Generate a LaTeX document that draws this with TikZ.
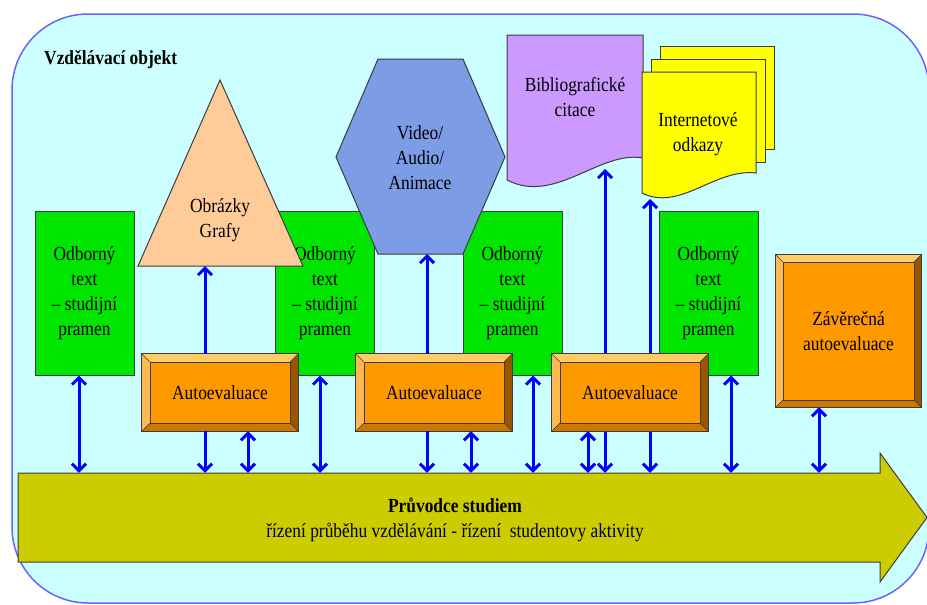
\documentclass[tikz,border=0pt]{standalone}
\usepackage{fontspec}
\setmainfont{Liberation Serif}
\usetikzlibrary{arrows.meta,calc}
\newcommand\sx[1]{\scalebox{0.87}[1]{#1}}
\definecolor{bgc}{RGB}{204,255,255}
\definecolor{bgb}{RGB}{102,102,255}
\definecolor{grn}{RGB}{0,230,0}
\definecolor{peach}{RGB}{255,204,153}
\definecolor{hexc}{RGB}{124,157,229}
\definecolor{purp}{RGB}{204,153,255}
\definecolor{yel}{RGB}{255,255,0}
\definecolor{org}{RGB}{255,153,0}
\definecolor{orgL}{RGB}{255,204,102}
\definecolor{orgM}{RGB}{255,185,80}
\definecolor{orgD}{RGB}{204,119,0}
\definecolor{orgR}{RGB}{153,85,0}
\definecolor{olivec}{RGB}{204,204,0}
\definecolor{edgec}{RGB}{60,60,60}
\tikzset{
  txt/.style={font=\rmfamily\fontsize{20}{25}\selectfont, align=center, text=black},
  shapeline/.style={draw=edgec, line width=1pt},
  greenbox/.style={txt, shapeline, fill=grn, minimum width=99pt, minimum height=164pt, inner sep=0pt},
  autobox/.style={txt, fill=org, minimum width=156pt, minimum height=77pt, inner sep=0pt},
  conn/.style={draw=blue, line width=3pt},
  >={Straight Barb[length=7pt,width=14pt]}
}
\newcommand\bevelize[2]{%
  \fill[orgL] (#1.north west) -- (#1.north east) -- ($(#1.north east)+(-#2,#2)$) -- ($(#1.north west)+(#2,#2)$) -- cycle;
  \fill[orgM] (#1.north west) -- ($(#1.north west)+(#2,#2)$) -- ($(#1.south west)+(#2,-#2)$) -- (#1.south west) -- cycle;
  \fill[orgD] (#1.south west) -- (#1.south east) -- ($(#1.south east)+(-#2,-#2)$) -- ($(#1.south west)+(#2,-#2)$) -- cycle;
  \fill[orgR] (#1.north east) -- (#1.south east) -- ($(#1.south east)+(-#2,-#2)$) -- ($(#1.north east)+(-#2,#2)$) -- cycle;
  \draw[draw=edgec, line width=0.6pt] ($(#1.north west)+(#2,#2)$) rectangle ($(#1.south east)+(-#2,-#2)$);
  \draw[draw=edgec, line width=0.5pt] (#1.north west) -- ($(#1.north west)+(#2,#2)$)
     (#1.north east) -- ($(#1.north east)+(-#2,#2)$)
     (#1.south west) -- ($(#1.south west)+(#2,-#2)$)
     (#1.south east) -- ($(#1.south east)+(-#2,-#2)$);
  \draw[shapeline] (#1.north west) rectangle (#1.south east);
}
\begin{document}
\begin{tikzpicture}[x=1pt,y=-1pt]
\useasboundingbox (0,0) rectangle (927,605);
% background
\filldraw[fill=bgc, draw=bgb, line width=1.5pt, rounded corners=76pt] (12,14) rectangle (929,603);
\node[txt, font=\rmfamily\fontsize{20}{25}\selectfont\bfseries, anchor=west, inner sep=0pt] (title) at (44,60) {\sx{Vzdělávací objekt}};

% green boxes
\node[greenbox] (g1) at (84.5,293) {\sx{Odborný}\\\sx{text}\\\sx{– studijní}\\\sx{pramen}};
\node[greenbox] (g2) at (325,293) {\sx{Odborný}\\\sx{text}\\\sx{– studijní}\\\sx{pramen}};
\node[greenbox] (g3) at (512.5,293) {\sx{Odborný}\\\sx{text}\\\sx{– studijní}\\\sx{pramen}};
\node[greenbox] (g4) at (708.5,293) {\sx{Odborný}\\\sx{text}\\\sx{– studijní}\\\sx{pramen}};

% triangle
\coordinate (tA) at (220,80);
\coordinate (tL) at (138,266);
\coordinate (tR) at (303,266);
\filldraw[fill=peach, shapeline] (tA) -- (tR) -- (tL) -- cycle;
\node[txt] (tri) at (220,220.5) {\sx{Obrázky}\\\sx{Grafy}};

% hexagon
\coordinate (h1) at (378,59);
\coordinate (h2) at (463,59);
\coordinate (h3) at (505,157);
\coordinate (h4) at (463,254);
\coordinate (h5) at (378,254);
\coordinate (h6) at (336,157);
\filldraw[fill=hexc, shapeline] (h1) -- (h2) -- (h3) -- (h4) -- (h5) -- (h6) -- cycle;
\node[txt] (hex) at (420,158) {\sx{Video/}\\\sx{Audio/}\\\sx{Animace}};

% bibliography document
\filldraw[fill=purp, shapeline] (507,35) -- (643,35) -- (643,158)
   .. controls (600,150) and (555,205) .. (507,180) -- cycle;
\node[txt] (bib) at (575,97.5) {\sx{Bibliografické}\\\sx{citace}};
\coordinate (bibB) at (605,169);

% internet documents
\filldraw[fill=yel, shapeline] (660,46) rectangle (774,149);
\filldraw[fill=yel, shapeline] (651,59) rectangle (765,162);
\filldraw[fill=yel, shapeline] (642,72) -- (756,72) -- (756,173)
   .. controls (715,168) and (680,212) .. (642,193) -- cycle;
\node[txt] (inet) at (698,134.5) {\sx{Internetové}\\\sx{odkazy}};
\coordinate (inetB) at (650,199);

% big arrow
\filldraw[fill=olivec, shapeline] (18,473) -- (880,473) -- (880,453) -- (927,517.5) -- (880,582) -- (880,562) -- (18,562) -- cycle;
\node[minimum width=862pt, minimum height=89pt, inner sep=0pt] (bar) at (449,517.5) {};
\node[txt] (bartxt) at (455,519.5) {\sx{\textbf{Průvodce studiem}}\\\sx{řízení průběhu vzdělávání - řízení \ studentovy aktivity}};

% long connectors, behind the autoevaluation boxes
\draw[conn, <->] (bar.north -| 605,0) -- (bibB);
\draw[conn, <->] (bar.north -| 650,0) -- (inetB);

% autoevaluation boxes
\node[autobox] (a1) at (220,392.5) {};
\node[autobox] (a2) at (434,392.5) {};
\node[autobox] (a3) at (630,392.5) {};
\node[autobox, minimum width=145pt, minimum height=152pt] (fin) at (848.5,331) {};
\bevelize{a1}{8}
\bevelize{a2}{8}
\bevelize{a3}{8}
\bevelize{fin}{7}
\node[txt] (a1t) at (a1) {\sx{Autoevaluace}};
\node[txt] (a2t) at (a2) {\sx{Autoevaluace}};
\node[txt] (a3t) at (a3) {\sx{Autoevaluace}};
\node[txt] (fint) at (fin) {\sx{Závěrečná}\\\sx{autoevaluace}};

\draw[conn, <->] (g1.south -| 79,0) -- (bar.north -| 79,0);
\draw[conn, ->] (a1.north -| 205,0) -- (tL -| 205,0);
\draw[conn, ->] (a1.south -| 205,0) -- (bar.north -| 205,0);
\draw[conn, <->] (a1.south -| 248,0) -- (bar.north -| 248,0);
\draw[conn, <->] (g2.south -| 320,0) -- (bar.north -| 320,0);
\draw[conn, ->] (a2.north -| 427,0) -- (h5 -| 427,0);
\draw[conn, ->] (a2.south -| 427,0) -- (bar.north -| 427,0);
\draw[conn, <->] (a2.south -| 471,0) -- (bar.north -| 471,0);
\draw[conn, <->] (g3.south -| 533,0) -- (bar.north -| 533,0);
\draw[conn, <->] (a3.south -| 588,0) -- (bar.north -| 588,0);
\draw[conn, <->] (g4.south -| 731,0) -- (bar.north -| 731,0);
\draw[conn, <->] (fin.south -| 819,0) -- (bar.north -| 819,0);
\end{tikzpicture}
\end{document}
:::
Set problem: Ignore the images and quote every line of the listing exactly.

Result of the task:
Generate a LaTeX document that draws this with TikZ.
\documentclass[tikz,border=0pt]{standalone}
\usepackage{fontspec}
\setmainfont{Liberation Serif}
\usetikzlibrary{arrows.meta,calc}
\newcommand\sx[1]{\scalebox{0.87}[1]{#1}}
\definecolor{bgc}{RGB}{204,255,255}
\definecolor{bgb}{RGB}{102,102,255}
\definecolor{grn}{RGB}{0,230,0}
\definecolor{peach}{RGB}{255,204,153}
\definecolor{hexc}{RGB}{124,157,229}
\definecolor{purp}{RGB}{204,153,255}
\definecolor{yel}{RGB}{255,255,0}
\definecolor{org}{RGB}{255,153,0}
\definecolor{orgL}{RGB}{255,204,102}
\definecolor{orgM}{RGB}{255,185,80}
\definecolor{orgD}{RGB}{204,119,0}
\definecolor{orgR}{RGB}{153,85,0}
\definecolor{olivec}{RGB}{204,204,0}
\definecolor{edgec}{RGB}{60,60,60}
\tikzset{
  txt/.style={font=\rmfamily\fontsize{20}{25}\selectfont, align=center, text=black},
  shapeline/.style={draw=edgec, line width=1pt},
  greenbox/.style={txt, shapeline, fill=grn, minimum width=99pt, minimum height=164pt, inner sep=0pt},
  autobox/.style={txt, fill=org, minimum width=156pt, minimum height=77pt, inner sep=0pt},
  conn/.style={draw=blue, line width=3pt},
  >={Straight Barb[length=7pt,width=14pt]}
}
\newcommand\bevelize[2]{%
  \fill[orgL] (#1.north west) -- (#1.north east) -- ($(#1.north east)+(-#2,#2)$) -- ($(#1.north west)+(#2,#2)$) -- cycle;
  \fill[orgM] (#1.north west) -- ($(#1.north west)+(#2,#2)$) -- ($(#1.south west)+(#2,-#2)$) -- (#1.south west) -- cycle;
  \fill[orgD] (#1.south west) -- (#1.south east) -- ($(#1.south east)+(-#2,-#2)$) -- ($(#1.south west)+(#2,-#2)$) -- cycle;
  \fill[orgR] (#1.north east) -- (#1.south east) -- ($(#1.south east)+(-#2,-#2)$) -- ($(#1.north east)+(-#2,#2)$) -- cycle;
  \draw[draw=edgec, line width=0.6pt] ($(#1.north west)+(#2,#2)$) rectangle ($(#1.south east)+(-#2,-#2)$);
  \draw[draw=edgec, line width=0.5pt] (#1.north west) -- ($(#1.north west)+(#2,#2)$)
     (#1.north east) -- ($(#1.north east)+(-#2,#2)$)
     (#1.south west) -- ($(#1.south west)+(#2,-#2)$)
     (#1.south east) -- ($(#1.south east)+(-#2,-#2)$);
  \draw[shapeline] (#1.north west) rectangle (#1.south east);
}
\begin{document}
\begin{tikzpicture}[x=1pt,y=-1pt]
\useasboundingbox (0,0) rectangle (927,605);
% background
\filldraw[fill=bgc, draw=bgb, line width=1.5pt, rounded corners=76pt] (12,14) rectangle (929,603);
\node[txt, font=\rmfamily\fontsize{20}{25}\selectfont\bfseries, anchor=west, inner sep=0pt] (title) at (44,60) {\sx{Vzdělávací objekt}};

% green boxes
\node[greenbox] (g1) at (84.5,293) {\sx{Odborný}\\\sx{text}\\\sx{– studijní}\\\sx{pramen}};
\node[greenbox] (g2) at (325,293) {\sx{Odborný}\\\sx{text}\\\sx{– studijní}\\\sx{pramen}};
\node[greenbox] (g3) at (512.5,293) {\sx{Odborný}\\\sx{text}\\\sx{– studijní}\\\sx{pramen}};
\node[greenbox] (g4) at (708.5,293) {\sx{Odborný}\\\sx{text}\\\sx{– studijní}\\\sx{pramen}};

% triangle
\coordinate (tA) at (220,80);
\coordinate (tL) at (138,266);
\coordinate (tR) at (303,266);
\filldraw[fill=peach, shapeline] (tA) -- (tR) -- (tL) -- cycle;
\node[txt] (tri) at (220,220.5) {\sx{Obrázky}\\\sx{Grafy}};

% hexagon
\coordinate (h1) at (378,59);
\coordinate (h2) at (463,59);
\coordinate (h3) at (505,157);
\coordinate (h4) at (463,254);
\coordinate (h5) at (378,254);
\coordinate (h6) at (336,157);
\filldraw[fill=hexc, shapeline] (h1) -- (h2) -- (h3) -- (h4) -- (h5) -- (h6) -- cycle;
\node[txt] (hex) at (420,158) {\sx{Video/}\\\sx{Audio/}\\\sx{Animace}};

% bibliography document
\filldraw[fill=purp, shapeline] (507,35) -- (643,35) -- (643,158)
   .. controls (600,150) and (555,205) .. (507,180) -- cycle;
\node[txt] (bib) at (575,97.5) {\sx{Bibliografické}\\\sx{citace}};
\coordinate (bibB) at (605,169);

% internet documents
\filldraw[fill=yel, shapeline] (660,46) rectangle (774,149);
\filldraw[fill=yel, shapeline] (651,59) rectangle (765,162);
\filldraw[fill=yel, shapeline] (642,72) -- (756,72) -- (756,173)
   .. controls (715,168) and (680,212) .. (642,193) -- cycle;
\node[txt] (inet) at (698,134.5) {\sx{Internetové}\\\sx{odkazy}};
\coordinate (inetB) at (650,199);

% big arrow
\filldraw[fill=olivec, shapeline] (18,473) -- (880,473) -- (880,453) -- (927,517.5) -- (880,582) -- (880,562) -- (18,562) -- cycle;
\node[minimum width=862pt, minimum height=89pt, inner sep=0pt] (bar) at (449,517.5) {};
\node[txt] (bartxt) at (455,519.5) {\sx{\textbf{Průvodce studiem}}\\\sx{řízení průběhu vzdělávání - řízení \ studentovy aktivity}};

% long connectors, behind the autoevaluation boxes
\draw[conn, <->] (bar.north -| 605,0) -- (bibB);
\draw[conn, <->] (bar.north -| 650,0) -- (inetB);

% autoevaluation boxes
\node[autobox] (a1) at (220,392.5) {};
\node[autobox] (a2) at (434,392.5) {};
\node[autobox] (a3) at (630,392.5) {};
\node[autobox, minimum width=145pt, minimum height=152pt] (fin) at (848.5,331) {};
\bevelize{a1}{8}
\bevelize{a2}{8}
\bevelize{a3}{8}
\bevelize{fin}{7}
\node[txt] (a1t) at (a1) {\sx{Autoevaluace}};
\node[txt] (a2t) at (a2) {\sx{Autoevaluace}};
\node[txt] (a3t) at (a3) {\sx{Autoevaluace}};
\node[txt] (fint) at (fin) {\sx{Závěrečná}\\\sx{autoevaluace}};

\draw[conn, <->] (g1.south -| 79,0) -- (bar.north -| 79,0);
\draw[conn, ->] (a1.north -| 205,0) -- (tL -| 205,0);
\draw[conn, ->] (a1.south -| 205,0) -- (bar.north -| 205,0);
\draw[conn, <->] (a1.south -| 248,0) -- (bar.north -| 248,0);
\draw[conn, <->] (g2.south -| 320,0) -- (bar.north -| 320,0);
\draw[conn, ->] (a2.north -| 427,0) -- (h5 -| 427,0);
\draw[conn, ->] (a2.south -| 427,0) -- (bar.north -| 427,0);
\draw[conn, <->] (a2.south -| 471,0) -- (bar.north -| 471,0);
\draw[conn, <->] (g3.south -| 533,0) -- (bar.north -| 533,0);
\draw[conn, <->] (a3.south -| 588,0) -- (bar.north -| 588,0);
\draw[conn, <->] (g4.south -| 731,0) -- (bar.north -| 731,0);
\draw[conn, <->] (fin.south -| 819,0) -- (bar.north -| 819,0);
\end{tikzpicture}
\end{document}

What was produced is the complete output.